Перед нами скит, укрывшийся в глубоком дремучем лесу. Остроконечные верхушки темных елей вздымаются к небу. Они похожи на огромных могучих великанов, о чем-то перешёптывающихся друг с другом. Освещенная последними лучами заходящего солнца поляна с цветущими травами представляет собой затейливый узор лесного ковра. На ней словно старый гриб-боровик стоит грубо срубленный скит. Дверь его открыта и внутри зритель видит едва теплящийся огонек лампадки. На лесенке сидит одинокий старец, он совсем седой и вероятно он живет один в глубокой чаще леса, где его окружают только вековые деревья: сосны и ели. Лишь изредка пробежит дикий зверь или крик испуганной птицы нарушит лесную тишину. Впереди сруба мы видим поваленное дерево с вырванными корнями. Здесь в лесной глуши вдали от людских глаз ежедневно совершается молитва, словно узелки на четках старик пересчитывает дни – все земное, суета века сего растаяла в легкой облачной дымке, каждый день – это тяжелый труд и молитва, которая не прекращается ни днем, ни ночью. И размышление над пройденной жизнью, ожидание ее завершения и грядущей встречи со Христом.
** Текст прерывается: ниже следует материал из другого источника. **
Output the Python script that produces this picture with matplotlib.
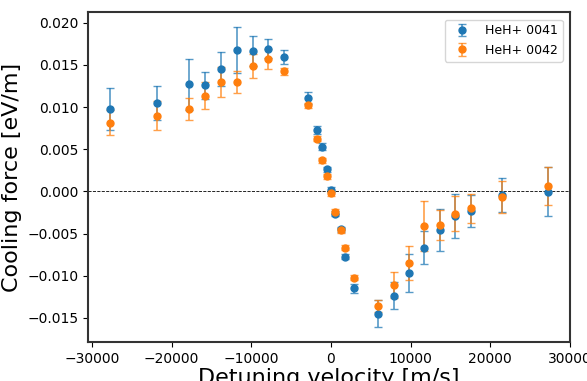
import matplotlib.pyplot as plt

# detuning velocities [m/s]
velocity = [-27700, -21800, -17800, -15800, -13800, -11800, -9850, -7880, -5880,
            -2920, -1780, -1150, -540, 0, 500, 1210, 1760, 2930,
            5860, 7860, 9740, 11700, 13710, 15590, 17560, 21460, 27270]

# HeH+ 0041
force_41 = [0.0098, 0.0105, 0.0127, 0.01257, 0.01455, 0.0168, 0.01669, 0.01692, 0.01597,
            0.01103, 0.00727, 0.00529, 0.0026, 0.0002, -0.00263, -0.0045, -0.00778, -0.0115,
            -0.0145, -0.01237, -0.00968, -0.00667, -0.00461, -0.00295, -0.00235, -0.00045, -0.00006]
err_41 = [0.0025, 0.002, 0.003, 0.0016, 0.002, 0.0027, 0.0018, 0.0011, 0.0008,
          0.0007, 0.0005, 0.0004, 0.0003, 0.0003, 0.0003, 0.0003, 0.0003, 0.0005,
          0.0016, 0.0016, 0.0023, 0.002, 0.0025, 0.0026, 0.0019, 0.002, 0.0029]

# HeH+ 0042
force_42 = [0.00814, 0.00897, 0.00972, 0.01134, 0.013, 0.013, 0.01487, 0.01566, 0.01424,
            0.0102, 0.00624, 0.0037, 0.0018, -0.00025, -0.00243, -0.0046, -0.0067, -0.01027,
            -0.0136, -0.0111, -0.00853, -0.0041, -0.00401, -0.00263, -0.00203, -0.00065, 0.00065]
err_42 = [0.0015, 0.0017, 0.0013, 0.0016, 0.0018, 0.0013, 0.0014, 0.0012, 0.0004,
          0.0003, 0.0003, 0.0003, 0.0003, 0.0003, 0.0003, 0.0003, 0.0003, 0.0003,
          0.0007, 0.0015, 0.002, 0.003, 0.0018, 0.0021, 0.0017, 0.0019, 0.0023]

fig = plt.figure(figsize=(5.87, 3.81), dpi=100)
ax = fig.add_axes([88 / 587, 1 - 342 / 381, (570 - 88) / 587, (342 - 12) / 381])

# error bars
ax.errorbar(velocity, force_41, yerr=err_41, fmt="o", ms=5, capsize=3,
            elinewidth=1.2, ecolor=(0.12, 0.47, 0.71, 0.75), label="HeH+ 0041")
ax.errorbar(velocity, force_42, yerr=err_42, fmt="o", ms=5, capsize=3,
            elinewidth=1.2, ecolor=(1.0, 0.5, 0.05, 0.75), label="HeH+ 0042")

# zero line
ax.axhline(0, color="black", linestyle="--", linewidth=0.6)

ax.set_xlim(-30500, 30000)
ax.set_ylim(-0.01787, 0.02128)
ax.set_xticks([-30000, -20000, -10000, 0, 10000, 20000, 30000])
ax.tick_params(labelsize=10)
for s in ax.spines.values():
    s.set_linewidth(1.5)
    s.set_color("#333333")

ax.set_xlabel("Detuning velocity [m/s]", fontsize=16, labelpad=2)
ax.set_ylabel("Cooling force [eV/m]", fontsize=16)
ax.legend(loc="upper right", fontsize=9, borderaxespad=0.6)

fig.savefig("out.png", dpi=100)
Суровая природа аскетична, на картине художник передает ее могучую силу, созвучную духовному настроению отшельника. Старец погружен в молитву. Окружающий его лес создает своеобразный ритм, как бы вторя его словам.

История

Картина была написана художником в 1901 году, во время поездки на Урал. Своему другу-художнику Н. Хохрякову Аполлинарий писал: «Я всё-таки южанином в природе не буду и не изменю милому, тихому северу, располагающему своими пейзажами на размышления». Уральская природа, её хвойные непроходимые леса, хребты, увалы – всё напоминало художнику его родной вятский край, – но всё было более величественно и грандиозно.

Критика

Александр Бенуа, хорошо знавший Аполлинария, так вспоминал о нем: «Мне нравились его довольно наивные, и все же убедительные затеи «возрождения» прошлого обожаемой им Москвы и его попытки представить грандиозность и ширь сибирской природы. Познакомившись с ним поближе, я поверил в абсолютную чистоту его души, а также в тождество его духовной природы и его искусства. Да и наружность у «Аполлинаши» удивительно соответствовала его творчеству. Что-то девичье-чистое светилось в его несколько удивленном взоре, а его довольно пухленькие «ланиты» (слово это как-то особенно сюда подходит) рдели таким румянцем, какого вообще не найдешь у взрослых людей и у городских жителей… Прелестен был и его «сибирский» говор, еще более дававший впечатление чего-то истинно русского, нежели говор москвичей».